Emekli gangsterler yeniden iş başında



Başlıktaki emekli gangsterler de kim derseniz, Al Pacino, Christopher Walken ve Alan Arkin'in adlarını saymam yeterli olacaktır. Stand Up Guys adlı filmde unutlmaz bir gece için bir araya gelen eski gangsterleri canlandıran üç oyuncu kendilerine nazaran daha genç bir kadronun canlandırdığı Expendables ekibine ders verebilir gibi geliyor bana. Film Ocak 2013'te kısıtlı bir vizyon görecek. Umarım bize de gelir.

Yer Gösterici


Uzun ve zorlu ama çok da keyifli bir hazırlık sürecinin ardından yeni e-dergimiz Yer Gösterici'yi bugün okurlarla buluşturmuş bulunuyoruz. Hasan Cömert, Fazilet Onat, Özgür Ersil, Seda Tekin, Kamil Can Akat ve tabii ntvmsnbc'nin Genel Yayın Yönetmeni Ahmet Yeşiltepe'ye buradan teşekkürü bir borç bilirim. Umarım siz de okuduklarınızı beğenir, Yer Gösterici'nin takipçisi olursunuz.

4.09.2012

Günün Venedik filmi



Venedik Film Festivali'nden bugünkü seçimim Japon usta Takeshi Kitano'nun son filmi Outrage Beyond. Sırf yukarıdaki görüntüler bile insanın içine dehşet ve heyecan pompalıyor.

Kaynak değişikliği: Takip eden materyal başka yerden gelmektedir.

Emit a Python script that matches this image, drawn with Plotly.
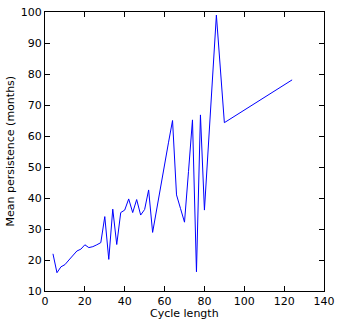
import plotly.graph_objects as go

cycle_length = [4, 6, 8, 10, 12, 14, 16, 18, 20, 22, 24, 26, 28, 30, 32, 34, 36, 38,
                40, 42, 44, 46, 48, 50, 52, 54, 56, 58, 60, 62, 64, 66, 68, 70, 72,
                74, 76, 78, 80, 86, 90, 124]
persistence = [22.0, 15.9, 17.8, 18.5, 20.0, 21.6, 22.9, 23.5, 24.9, 24.0, 24.3, 24.9,
               25.6, 34.0, 20.2, 36.4, 25.0, 35.3, 36.1, 39.7, 35.3, 39.5, 34.5, 36.3,
               42.6, 28.9, 36.5, 44.2, 51.0, 58.0, 65.0, 41.0, 36.6, 32.2, 48.5,
               65.2, 16.2, 66.8, 36.1, 99.0, 64.3, 78.1]

x_ticks = [0, 20, 40, 60, 80, 100, 120, 140]
y_ticks = [10, 20, 30, 40, 50, 60, 70, 80, 90, 100]

FONT = dict(family="DejaVu Sans", size=11, color="black")

fig = go.Figure()
fig.add_trace(go.Scatter(
    x=cycle_length,
    y=persistence,
    mode="lines",
    line=dict(color="#0000ff", width=1),
))

axis_style = dict(
    showline=True,
    linecolor="black",
    linewidth=1,
    mirror="ticks",
    ticks="inside",
    ticklen=5,
    tickcolor="black",
    showgrid=False,
    zeroline=False,
    automargin=False,
    tickfont=FONT,
)

fig.update_xaxes(range=[0, 140], tickvals=x_ticks, **axis_style)
fig.update_yaxes(range=[10, 100], tickvals=y_ticks, **axis_style)

# axis titles placed by hand (matplotlib puts them closer to the tick labels)
fig.add_annotation(text="Cycle length", x=0.5, y=0, xref="paper", yref="paper",
                   yanchor="middle", yshift=-22, showarrow=False, font=FONT)
fig.add_annotation(text="Mean persistence (months)", x=0, y=0.5, xref="paper", yref="paper",
                   xanchor="center", xshift=-35, textangle=-90, showarrow=False, font=FONT)

fig.update_layout(
    width=341,
    height=327,
    margin=dict(l=45, r=17, t=12, b=36),
    plot_bgcolor="white",
    paper_bgcolor="white",
    showlegend=False,
)

fig.write_html("out.html", config={"displayModeBar": False},
               post_script="document.body.style.margin='0';")
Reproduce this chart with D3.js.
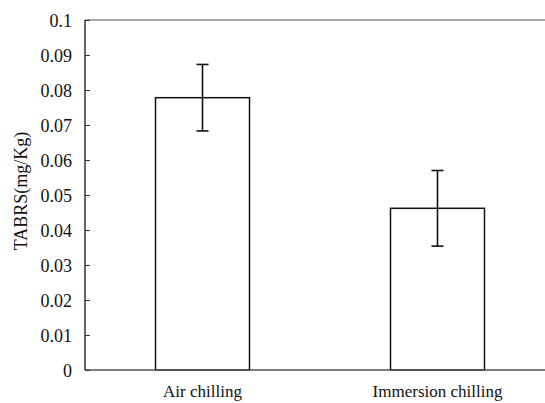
<!DOCTYPE html>
<html><head><meta charset="utf-8">
<script src="https://cdn.jsdelivr.net/npm/d3@7"></script>
<style>html,body{margin:0;padding:0;background:#fff;overflow:hidden}
svg text{font-family:"Liberation Serif","Times New Roman",serif;fill:#111}</style>
</head><body>
<svg id="c" width="545" height="403"></svg>
<script>
const categories = ["Air chilling", "Immersion chilling"];
const values = [0.0778, 0.0462];
const errors = [0.0095, 0.0108];
const yTicks = [0, 0.01, 0.02, 0.03, 0.04, 0.05, 0.06, 0.07, 0.08, 0.09, 0.1];
const yLabel = "TABRS(mg/Kg)";

const svg = d3.select("#c");
const mLeft = 85, mTop = 20, mBottom = 370, mRight = 555;

const x = d3.scaleBand().domain(categories).range([mLeft, mRight]).paddingInner(0.6).paddingOuter(0.3);
const y = d3.scaleLinear().domain([0, 0.1]).range([mBottom, mTop]);

// top border
svg.append("line").attr("x1", mLeft).attr("x2", mRight).attr("y1", y(0.1)).attr("y2", y(0.1))
  .attr("stroke", "#888").attr("stroke-width", 1.5);

// bars
svg.selectAll("rect.bar").data(categories).enter().append("rect")
  .attr("x", d => x(d)).attr("width", x.bandwidth())
  .attr("y", (d, i) => y(values[i])).attr("height", (d, i) => mBottom - y(values[i]))
  .attr("fill", "#fff").attr("stroke", "#111").attr("stroke-width", 1.5);

// error bars
categories.forEach((c, i) => {
  const cx = x(c) + x.bandwidth() / 2;
  const g = svg.append("g").attr("stroke", "#111").attr("stroke-width", 1.6);
  g.append("line").attr("x1", cx).attr("x2", cx).attr("y1", y(values[i] + errors[i])).attr("y2", y(values[i] - errors[i]));
  g.append("line").attr("x1", cx - 6).attr("x2", cx + 6).attr("y1", y(values[i] + errors[i])).attr("y2", y(values[i] + errors[i]));
  g.append("line").attr("x1", cx - 6).attr("x2", cx + 6).attr("y1", y(values[i] - errors[i])).attr("y2", y(values[i] - errors[i]));
});

// x axis line
svg.append("line").attr("x1", mLeft).attr("x2", mRight).attr("y1", mBottom).attr("y2", mBottom)
  .attr("stroke", "#555").attr("stroke-width", 1.5);

// y axis
const yAxis = d3.axisRight(y).tickValues(yTicks).tickSize(5).tickFormat(d => d3.format("~g")(+d.toFixed(2)));
const ya = svg.append("g").attr("transform", `translate(${mLeft},0)`).call(yAxis);
ya.attr("font-family", null).attr("font-size", null);
ya.select(".domain").attr("stroke", "#333").attr("stroke-width", 1.5).attr("d", `M0,${mTop}V${mBottom}`);
ya.selectAll(".tick line").attr("stroke", "#333").attr("stroke-width", 1);
ya.selectAll(".tick text").attr("x", -13).attr("dy", "0.34em").attr("text-anchor", "end")
  .attr("font-size", 18);

// x labels
svg.selectAll("text.xl").data(categories).enter().append("text")
  .attr("x", d => x(d) + x.bandwidth() / 2).attr("y", 397).attr("text-anchor", "middle")
  .attr("font-size", 17).text(d => d);

// y label
svg.append("text").attr("transform", `translate(27,191) rotate(-90)`)
  .attr("text-anchor", "middle").attr("font-size", 18).text(yLabel);
</script>
</body></html>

Michael Clarke Duncan 1957 - 2012


O kadar iri yarıydı ki, oyunculukta tutunmadan önce bodyguard olarak çalışmış olmasına şaşmamalı. Tam da "nazik dev" tanımına uygun bir oyuncuydu Michael Clarke Duncan. İzlemesi çok keyif veren, o iri cüssesinden beklenmeyecek kadar yumuşak bir tipti. Onu ilk herhalde Armageddon'da görmüştüm. Ama tabii asıl ününü The Green Mile'daki, ona Oscar adaylığı getiren, John Caffey rolüne borçluydu. Ya da John Coffey unutulmazlığını Michael Clarke Duncan'a borçluydu demek daha doğru olur herhalde. Çok erken, henüz 54 yaşındayken hayata veda etti. Daha yapacak çok şeyi olabilirdi oysa.